UMass-Boston officials have been quietly exploring plans to create university-run student housing near its Dorchester campus, including one proposal that would have converted a privately-owned apartment building on Columbia Point into dorms.
Documents obtained by the Reporter this week show that UMass officials approached the Corcoran Jennison Companies about converting the newly-built Peninsula apartment building on Mt. Vernon Street into student housing controlled by UMass. The talks between the campus and Corcoran Jennison started last fall and ended sometime in early spring. A copy of the university's talking points for the proposal was obtained by the Reporter under a Freedom of Information Act request.
UMass-Boston officials this week stressed that the proposal did not go past the preliminary stage. The number of students was never discussed and questions remain about whether the area is properly zoned for student housing.
"We didn't feel it was a good time to move forward," said Patrick Day, UMass-Boston's vice-chancellor for student affairs.
Like many Bay State public colleges facing budget cuts, UMass-Boston is seeing an increase in enrollment, which is expected to hit 15,000 students this fall, a year ahead of schedule. The incoming number has left officials scrambling to find additional classroom space off-campus.
UMass-Boston officials have expressed hope for creating 2,000 on-campus beds by the end of the university's 25-year master plan. The campus is set to break ground on a $150 million science building in fall 2010 and open the 250,000-square foot complex by the end of 2013. Money for the project was partly allotted through a higher education borrowing bill that lawmakers passed last year.

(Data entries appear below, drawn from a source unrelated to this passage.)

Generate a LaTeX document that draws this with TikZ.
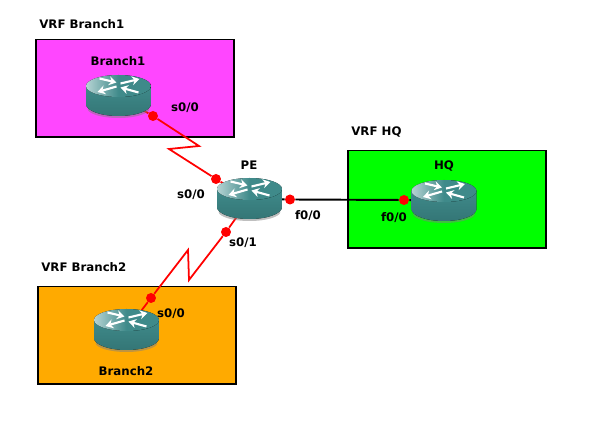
\documentclass[tikz,border=0pt]{standalone}
\usepackage{fontspec}
\usetikzlibrary{arrows.meta}
\setmainfont{DejaVu Sans}
\definecolor{routerteal}{HTML}{3F8A8A}
\definecolor{routerdark}{HTML}{347676}
\definecolor{routerlight}{HTML}{B5D3D3}
\tikzset{
	vrfbox/.style={draw=black, line width=1.13pt, minimum width=3.98cm, minimum height=1.96cm, inner sep=0pt},
	routerspot/.style={minimum width=0.6cm, minimum height=0.3cm, inner sep=0pt},
	portdot/.style={circle, fill=red, inner sep=0pt, minimum size=0.2cm},
	redlink/.style={draw=red, line width=1pt},
	blacklink/.style={draw=black, line width=1.1pt},
	lbl/.style={font=\fontsize{6.7}{8}\selectfont\bfseries, text=black, inner sep=0pt},
	whitearrow/.style={white, line width=1.2pt, -{Stealth[length=1.5mm,width=1.8mm]}},
	router/.pic={
		\fill[black!50, opacity=0.5] (-0.62,-0.25) arc (180:360:0.62 and 0.19) -- cycle;
		\fill[top color=routerteal, bottom color=routerdark]
			(-0.65,0.2) -- (-0.65,-0.16) arc (180:360:0.65 and 0.24) -- (0.65,0.2) -- cycle;
		\fill[left color=routerlight, right color=routerteal, middle color=routerteal] (0,0.2) ellipse (0.65 and 0.22);
		\draw[whitearrow] (-0.38,0.35) -- (-0.04,0.27);
		\draw[whitearrow] (0.04,0.25) -- (0.42,0.34);
		\draw[whitearrow] (-0.04,0.19) -- (-0.42,0.08);
		\draw[whitearrow] (0.4,0.07) -- (0.04,0.17);
	}
}
\begin{document}
\begin{tikzpicture}[x=0.02cm, y=-0.02cm, >=stealth]
	\useasboundingbox (0,0) rectangle (596,445);
	\fill[white] (0,0) rectangle (596,445);
	% vrf areas
	\node[vrfbox, fill={rgb,255:red,255;green,70;blue,255}] (boxBranch1) at (135,88.5) {};
	\node[vrfbox, fill={rgb,255:red,0;green,255;blue,0}] (boxHQ) at (447,199.5) {};
	\node[vrfbox, fill={rgb,255:red,255;green,170;blue,0}] (boxBranch2) at (137,335.5) {};
	\node[lbl, anchor=west] (vrfBranch1) at (39,24) {VRF Branch1};
	\node[lbl, anchor=west] (vrfHQ) at (351,132) {VRF HQ};
	\node[lbl, anchor=west] (vrfBranch2) at (41,267) {VRF Branch2};
	% routers and ports
	\node[routerspot] (Branch1) at (118.5,96) {};
	\node[routerspot] (PE) at (249.5,199) {};
	\node[routerspot] (HQ) at (444,201) {};
	\node[routerspot] (Branch2) at (126.5,330) {};
	\node[portdot] (b1s0) at (153,116) {};
	\node[portdot] (pes00) at (216,179) {};
	\node[portdot] (pes01) at (226,232) {};
	\node[portdot] (pef00) at (290,199.5) {};
	\node[portdot] (hqf00) at (404,200) {};
	\node[portdot] (b2s0) at (151,298) {};
	\coordinate (zigA) at (199,146);
	\coordinate (zigB) at (169,149);
	\coordinate (zigC) at (189,280);
	\coordinate (zigD) at (188,250);
	% links
	\draw[redlink] (Branch1) -- (b1s0) -- (zigA) -- (zigB) -- (pes00) -- (PE);
	\draw[redlink] (PE) -- (pes01) -- (zigC) -- (zigD) -- (b2s0) -- (Branch2);
	\draw[blacklink] (PE) -- (pef00) -- (hqf00) -- (HQ);
	\foreach \r in {Branch1,PE,HQ,Branch2}
		\pic[x=1cm, y=1cm] at (\r) {router};
	% labels
	\node[lbl] (nameBranch1) at (118,61) {Branch1};
	\node[lbl] (namePE) at (249,165) {PE};
	\node[lbl] (nameHQ) at (444,166) {HQ};
	\node[lbl] (nameBranch2) at (126,371) {Branch2};
	\node[lbl] (txtb1s0) at (185,108) {s0/0};
	\node[lbl] (txtpes00) at (191,195) {s0/0};
	\node[lbl] (txtpes01) at (243,243) {s0/1};
	\node[lbl] (txtpef00) at (308,216) {f0/0};
	\node[lbl] (txthqf00) at (394,218) {f0/0};
	\node[lbl] (txtb2s0) at (171,314) {s0/0};
\end{tikzpicture}
\end{document}
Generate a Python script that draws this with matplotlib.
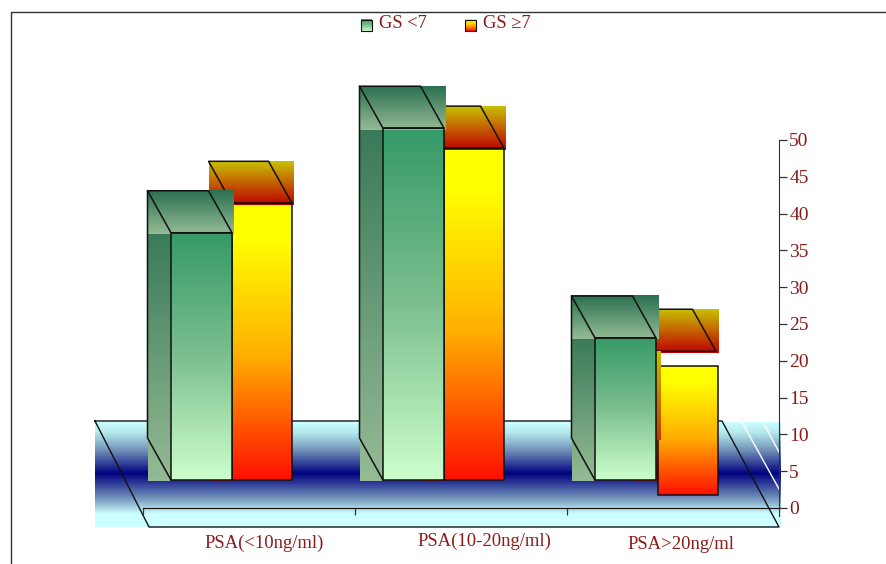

While political opposition at City Hall and Beacon Hill to the prospect of dorms has softened since the idea was first floated seven years ago, many members of the Dorchester community remain opposed. The Columbia-Savin Hill Civic Association, in particular, has been vocal in its resistance to UMass-Boston's moves towards dorms. Opponents argue that the campus is shifting its attention to wealthier out-of-state students at the expense of blue-collar locals and its mission to serve them.
Some 700 students already reside on Columbia Point, placed at Corcoran Jennison's Harbor Point Apartments and its Peninsula I building through the university's office of student housing.
Corcoran Jennison officials said there isn't any arrangement for dorm use and "there was never any formal proposal."
"As you know, there are students at Harbor Point and Peninsula I and, from time to time, our management company and the student housing office have discussed issues that come up, i.e. behavior questions and so on," said Otile McManus, project director for the company.
Under the now-dead proposal, written by Day and carrying a February 2009 date, UMass-Boston would enter into a 1-to-2 year "master-lease agreement" with Corcoran Jennison for all the units in the Peninsula II building, and shift the students living at the Harbor Point Apartments into the building under the "primary management and responsibility" of the university.
The university would have also hired a full-time professional staffer to serve as a resident director, with students serving as resident assistants, like on other college campuses with dorms. The university also would have possibly dedicated a single campus police officer to the building.
"This shifting of students will allow for increased stewardship of student behavior and enable the University to provide more tailored services to residents to improve student success," according to the proposal.
The proposal added: "Given the promise of this partnership opportunity, UMass-Boston proposes to move quickly to solidify this proposed master lease agreement. Specifically, UMass-Boston proposes to have this agreement in place in time for occupancy beginning in the Fall 2009 Semester."
Day told the Reporter the university regularly talks with Corcoran Jennison, given the number of students at the Harbor Point Apartments.
"We see them as a part of how we will grow as a university," he said in an interview.
There are also other indications that Corcoran may be looking for ways to raise revenue. Last month an attorney listed a foreclosure auction for the company's Bayside Expo Center. Corcoran's attorney responded with assurances that a deal would be worked out before the auction takes place on May 28, canceling the auction.
The talks between Corcoran and UMass were consistent with the university's strategic plan to keep open housing options for students, he said.
"We're not backing off our intent," Day said. "We anticipate we'll continue to talk to them about options."
Don Walsh, a longtime member of the Columbia-Savin Hill Civic Association, said that the proposal runs counter to the community's wishes.
"UMass-Boston had an agreement with the community," said Walsh, who also chairs a city-sponsored task force examining future development uses on Columbia Point. "They came to the community and they announced they were doing dorms" without any input from the community, he added.